Innovation economics has a way of forcing us to look at the mirror image of conventional wisdom. This article will look at knowledge assets as they might appear on an accounting balance sheet. You may be surprised at what happens at the bottom line.
Wall Street will often reward a company that has a large backlog of orders. This can appear in the eyes of most observers as an asset. After all, who would not want a backlog of orders? However, in the world of social media, a huge backlog causes a serious problem – it represents commitments made that have not yet been delivered. An unfulfilled promise in a social network is a liability and not an asset.
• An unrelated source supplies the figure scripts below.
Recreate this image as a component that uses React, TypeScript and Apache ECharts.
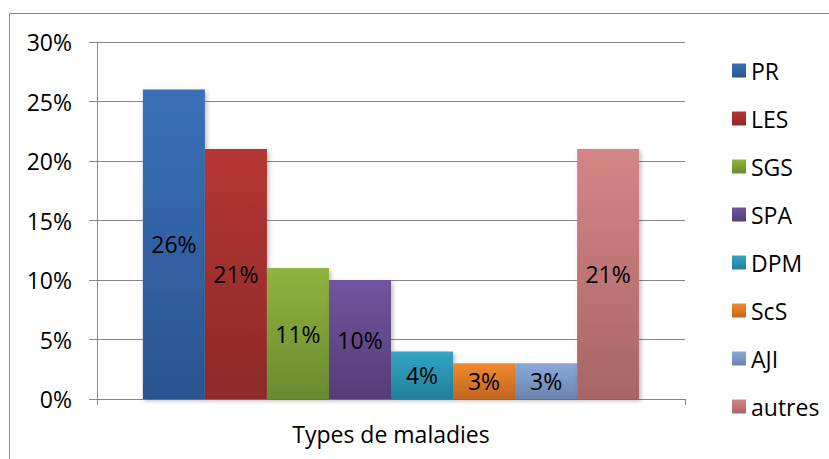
import React, { useEffect, useRef } from "react";
import * as echarts from "echarts";

const categories = ["Types de maladies"];
const seriesNames = ["PR", "LES", "SGS", "SPA", "DPM", "ScS", "AJI", "autres"];
const seriesValues = [0.26, 0.21, 0.11, 0.10, 0.04, 0.03, 0.03, 0.21];
const topColors = ["#3a70b8", "#b53633", "#8fb43f", "#73539e", "#31a5c6", "#f28a2e", "#8aa9da", "#d68585"];
const bottomColors = ["#2a5490", "#8c2929", "#6a8a30", "#553d78", "#23809a", "#c2651f", "#6b84ad", "#a86565"];
const yTicks = [0, 0.05, 0.1, 0.15, 0.2, 0.25, 0.3];

const FONT = "Open Sans";
const GRAY = "#868686";
const FS = 23;

export default function App() {
  const ref = useRef<HTMLDivElement>(null);
  useEffect(() => {
    if (!ref.current) return;
    const chart = echarts.init(ref.current, null, { renderer: "svg" });
    chart.setOption({
      animation: false,
      backgroundColor: "#ffffff",
      textStyle: { fontFamily: FONT },
      grid: { left: 97, right: 144, top: 42, bottom: 60, containLabel: false },
      legend: {
        orient: "vertical",
        left: 727,
        top: 54,
        itemWidth: 14,
        itemHeight: 14,
        itemGap: 25,
        icon: "rect",
        textStyle: { fontFamily: FONT, fontSize: FS, color: "#000", lineHeight: 23 },
        data: seriesNames,
      },
      xAxis: {
        type: "category",
        data: categories,
        axisLine: { lineStyle: { color: GRAY } },
        axisTick: { show: true, length: 6, lineStyle: { color: GRAY } },
        axisLabel: { color: "#000", fontSize: FS, fontFamily: FONT, margin: 23 },
      },
      yAxis: {
        type: "value",
        min: yTicks[0],
        max: yTicks[yTicks.length - 1],
        interval: 0.05,
        axisLine: { show: true, lineStyle: { color: GRAY } },
        axisTick: { show: true, length: 8, lineStyle: { color: GRAY } },
        splitLine: { show: true, lineStyle: { color: GRAY } },
        axisLabel: {
          color: "#000",
          fontSize: FS,
          fontFamily: FONT,
          margin: 25,
          formatter: (v: number) => Math.round(v * 100) + "%",
        },
      },
      graphic: [
        { type: "line", shape: { x1: 9.5, y1: 13.5, x2: 829, y2: 13.5 }, style: { stroke: GRAY, lineWidth: 1 } },
        { type: "line", shape: { x1: 9.5, y1: 13.5, x2: 9.5, y2: 459 }, style: { stroke: GRAY, lineWidth: 1 } },
      ],
      series: seriesNames.map((name, i) => ({
        name,
        type: "bar",
        data: [seriesValues[i]],
        barGap: "0%",
        barCategoryGap: "15.6%",
        itemStyle: {
          color: new echarts.graphic.LinearGradient(0, 0, 0, 1, [
            { offset: 0, color: topColors[i] },
            { offset: 1, color: bottomColors[i] },
          ]),
          shadowBlur: 4,
          shadowOffsetX: 2,
          shadowOffsetY: 2,
          shadowColor: "rgba(0,0,0,0.25)",
        },
        label: {
          show: true,
          position: "inside",
          color: "#000",
          fontSize: FS,
          fontFamily: FONT,
          formatter: (p: any) => Math.round(p.value * 100) + "%",
        },
      })),
    });
    return () => chart.dispose();
  }, []);
  return (
    <div
      ref={ref}
      style={{ position: "fixed", left: 0, top: 0, width: 829, height: 459 }}
    />
  );
}
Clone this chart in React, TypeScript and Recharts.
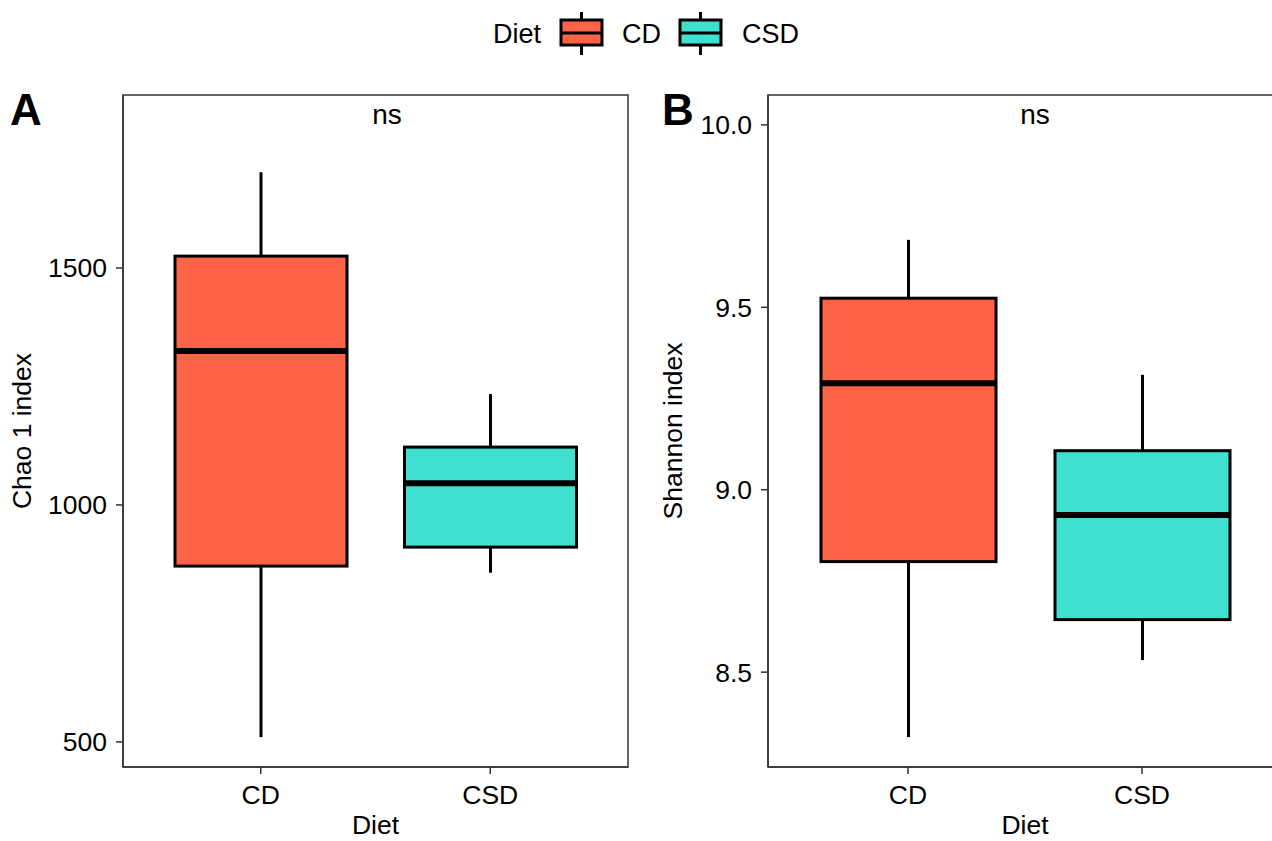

By extension, a backlog in an innovation economy is a liability and not an asset (note: climate change).
Applying conventional wisdom to an innovation economy, we find that most companies have an excellent inventory of the “liability” but a poor inventory of the “asset” that will execute those promises. All of their plans, specifications, blueprints, job descriptions, policies and procedures, etc., are liabilities in an innovation economy because these define the promise that is unfulfilled, not the asset that will fulfill them.
Until recently, companies assumed that the right knowledge assets will always be available – an assumption that for a long time has limited the level of productivity that humans can achieve, specifically, the sustainability of natural resources. The absence of a knowledge inventory limits the complexity of problems that humans can solve much like industry was limited to custom machinery before Eli Whitney demonstrated the concept of interchangeable parts less than 200 years ago.
Further, if the product line is expected to have a life cycle of more than a few years, the knowledge inventory must extend beyond the doors of the company and into the surrounding community. Therefore, the knowledge inventory must take on the taxonomy of the community, not the taxonomy of the corporation such as skill codes, levels, titles, etc. The requirement is now clearly in the domain of social networks. Yet, I still hear grumblings in the blog sphere that social networks cannot be monetized – nothing should be further from the truth.
So, let’s talk about the bottom line. For example, Boeing announced today that their greatest future challenge would be the availability of engineers. Boeing has a market capitalization of $34B and a $300B backlog. Money has a 10:1 multiplier as it travels through and economy. For a balanced accounting statement, what would be the real value of a social network that can capture the correct knowledge inventory to support Boeing; 34B, 300B, or 3T?
In general, valid estimates of the bottom line can vary by 2 orders of magnitude depending on the point of view of Wall Street, corporate management, or the social network community. Who would be the better steward?